Избранные стихотворения и проза - [6]
«Ещё недавно, — говорил оратор, типичный янки уитманской эпохи, — Соединённые Штаты занимали территорию, площадь которой не достигала и 900 тысяч квадратных миль. Теперь это пространство расширено до четырёх с половиною миллионов! Наша страна стала в пятнадцать раз больше Великобритании и Франции, взятых вместе. Её береговая линия, включая Аляску, равна окружности всего земного шара. Если бы поселить в ней людей так же густо, как живут они в нынешней Бельгии, её территория могла быт вместить в себе всех обитателей нашей планеты. И так как самым обездоленным из сорока миллионов наших сограждан обеспечено у нас полное (?) равноправие, мы можем с той гордостью, которая была свойственна древнему Риму в дни его величайших побед, заявить, что мы требуем» и т. д., и т. д., и т. д.[5]

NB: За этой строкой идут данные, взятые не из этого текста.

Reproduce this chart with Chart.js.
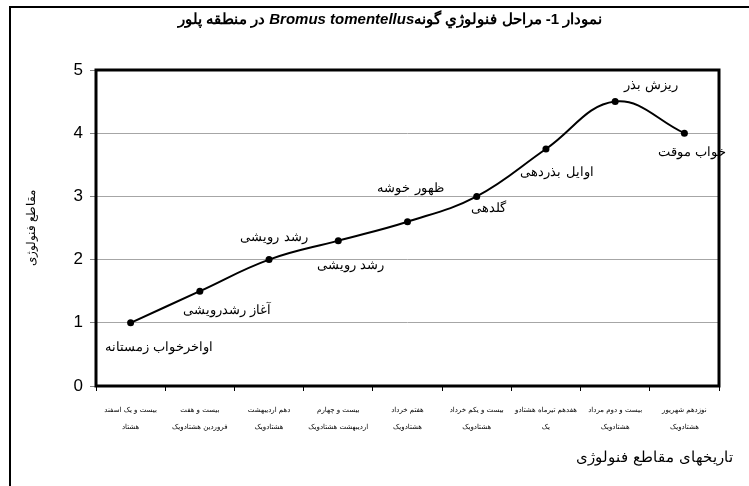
<!DOCTYPE html>
<html lang="fa">
<head>
<meta charset="utf-8">
<title>مراحل فنولوژی گونه Bromus tomentellus</title>
<script src="https://cdn.jsdelivr.net/npm/chart.js@4.4.1/dist/chart.umd.min.js"></script>
<style>
  html, body { margin: 0; padding: 0; background: #fff; }
  canvas { display: block; direction: rtl; }
</style>
</head>
<body>
<canvas id="chart" width="749" height="486"></canvas>
<script>
// dates of the phenological stages (two lines each)
const dateLabels = [
  ['بیست و یک اسفند', 'هشتاد'],
  ['بیست و هفت', 'فروردین هشتادویک'],
  ['دهم اردیبهشت', 'هشتادویک'],
  ['بیست و چهارم', 'اردیبهشت هشتادویک'],
  ['هفتم خرداد', 'هشتادویک'],
  ['بیست و یکم خرداد', 'هشتادویک'],
  ['هفدهم تیرماه هشتادو', 'یک'],
  ['بیست و دوم مرداد', 'هشتادویک'],
  ['نوزدهم شهریور', 'هشتادویک']
];
const stageValues = [1, 1.5, 2, 2.3, 2.6, 3, 3.75, 4.5, 4];
const stageNames = [
  'اواخرخواب زمستانه', 'آغاز رشدرویشی', 'رشد رویشی', 'رشد رویشی', 'ظهور خوشه',
  'گلدهی', 'اوایل بذردهی', 'ریزش بذر', 'خواب موقت'
];
const yMin = 0, yMax = 5, yStep = 1;

const titleParts = [
  { text: 'نمودار 1- مراحل فنولوژي گونه', font: 'bold 15px "Liberation Sans", Arial, sans-serif', dir: 'rtl' },
  { text: 'Bromus tomentellus', font: 'italic bold 15px "Liberation Sans", Arial, sans-serif', dir: 'ltr' },
  { text: ' در منطقه پلور', font: 'bold 15px "Liberation Sans", Arial, sans-serif', dir: 'rtl' }
];
const xTitle = 'تاریخهای مقاطع فنولوژی';

// text and frame drawing that Chart.js has no option for
const decorations = {
  id: 'decorations',
  beforeDraw(chart) {
    const { ctx } = chart;
    ctx.save();
    ctx.strokeStyle = '#000';
    ctx.lineWidth = 2;
    ctx.beginPath();
    ctx.moveTo(10, 486);
    ctx.lineTo(10, 7);
    ctx.lineTo(749, 7);
    ctx.stroke();
    ctx.restore();
  },
  afterDatasetsDraw(chart, args, opts) {
    const { ctx, chartArea: a } = chart;
    const xs = chart.scales.x, ys = chart.scales.y;
    ctx.save();

    // plot frame
    ctx.strokeStyle = '#000';
    ctx.lineWidth = 3;
    ctx.strokeRect(a.left, a.top, a.right - a.left, a.bottom - a.top);

    // stage names next to the points
    ctx.fillStyle = '#000';
    ctx.font = '13px "DejaVu Serif", "Liberation Serif", serif';
    ctx.textAlign = 'center';
    ctx.textBaseline = 'middle';
    ctx.direction = 'rtl';
    stageNames.forEach((name, i) => {
      const [dx, dy] = opts.labelOffsets[i];
      ctx.fillText(name, xs.getPixelForValue(i) + dx, ys.getPixelForValue(stageValues[i]) + dy);
    });

    // chart title, mixed fonts, laid out right to left
    let widths = titleParts.map(p => { ctx.font = p.font; return ctx.measureText(p.text).width; });
    let total = widths.reduce((s, w) => s + w, 0);
    let right = opts.titleCenter + total / 2;
    ctx.textAlign = 'right';
    titleParts.forEach((p, i) => {
      ctx.font = p.font;
      ctx.direction = p.dir;
      ctx.fillText(p.text, right, opts.titleY);
      right -= widths[i];
    });

    // x axis title
    ctx.font = '15px "DejaVu Serif", "Liberation Serif", serif';
    ctx.direction = 'rtl';
    ctx.textAlign = 'right';
    ctx.fillText(xTitle, a.right + 14, 458);

    ctx.restore();
  }
};

new Chart(document.getElementById('chart'), {
  type: 'line',
  data: {
    labels: dateLabels,
    datasets: [{
      data: stageValues,
      borderColor: '#000',
      borderWidth: 2,
      backgroundColor: '#000',
      pointBackgroundColor: '#000',
      pointBorderColor: '#000',
      pointRadius: 3.5,
      pointBorderWidth: 0,
      tension: 0.4,
      fill: false
    }]
  },
  options: {
    responsive: false,
    animation: false,
    devicePixelRatio: 1,
    layout: { padding: { left: 20, right: 30, top: 70, bottom: 0 } },
    plugins: {
      legend: { display: false },
      tooltip: { enabled: false },
      decorations: {
        titleCenter: 390,
        titleY: 20,
        labelOffsets: [[28, 25], [27, 19], [5, -22], [12, 25], [3, -33], [12, 12], [11, 24], [36, -16], [8, 19]]
      }
    },
    scales: {
      x: {
        offset: true,
        border: { display: false },
        grid: {
          offset: true,
          drawOnChartArea: false,
          drawTicks: true,
          tickLength: 5,
          tickColor: '#000'
        },
        ticks: {
          autoSkip: false,
          maxRotation: 0,
          minRotation: 0,
          padding: 10,
          color: '#000',
          font: { family: '"DejaVu Sans", sans-serif', size: 7, lineHeight: 2.5 }
        },
        afterFit(s) { s.height = 100; }
      },
      y: {
        min: yMin,
        max: yMax,
        border: { display: false },
        grid: {
          color: '#a6a6a6',
          lineWidth: 1,
          drawTicks: true,
          tickLength: 6,
          tickColor: '#808080'
        },
        ticks: {
          stepSize: yStep,
          padding: 7,
          color: '#000',
          font: { family: '"Liberation Sans", Arial, sans-serif', size: 17 }
        },
        title: {
          display: true,
          text: 'مقاطع فنولوژی',
          color: '#000',
          font: { family: '"DejaVu Serif", "Liberation Serif", serif', size: 12 },
          padding: { top: 5, bottom: 0 }
        },
        afterFit(s) { s.width = 76; }
      }
    }
  },
  plugins: [decorations]
});
</script>
</body>
</html>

И главное: огромные пространства этой плодородной земли были ещё невозделанной новью. Даже в 1860 г. из двух тысяч миллионов акров, которыми в ту пору владела республика, была использована лишь одна пятая часть. Четыре пятых ещё предстояло заселить и возделать. И потому незаселённые земли, были предоставляемы в полную собственность всякому, кто мог и хотел потрудиться над ними. Это, конечно, на многие десятилетия замедлило пролетаризацию Штатов. Всякий неудачник, всякий бездомный бедняк мог легко превратиться в фермера и спастись от угрожающего ему фабричного гнёта: наличие вольных, тучных, хлебородных земель отвлекало рабочие руки от заводов и фабрик, чрезвычайно высоко поднимало заработную плату и сильно тормозило создание той однородной пролетарской массы, для сформирования которой необходимо раньше всего безземелье. Тогдашний американский рабочий был полуфабричный-полуфермер, и это до поры до времени отчуждало его от его европейских товарищей, так как шансов на житейский успех у него было значительно больше.
Конечно, лучшие земли были скоро расхватаны, и многие участки, принадлежавшие государству, очутились в руках у спекулянтов; всё же земли было вдоволь, и в этом изобилии свободной земли заключалась основная причина, замедлившая классовую диференциацию США.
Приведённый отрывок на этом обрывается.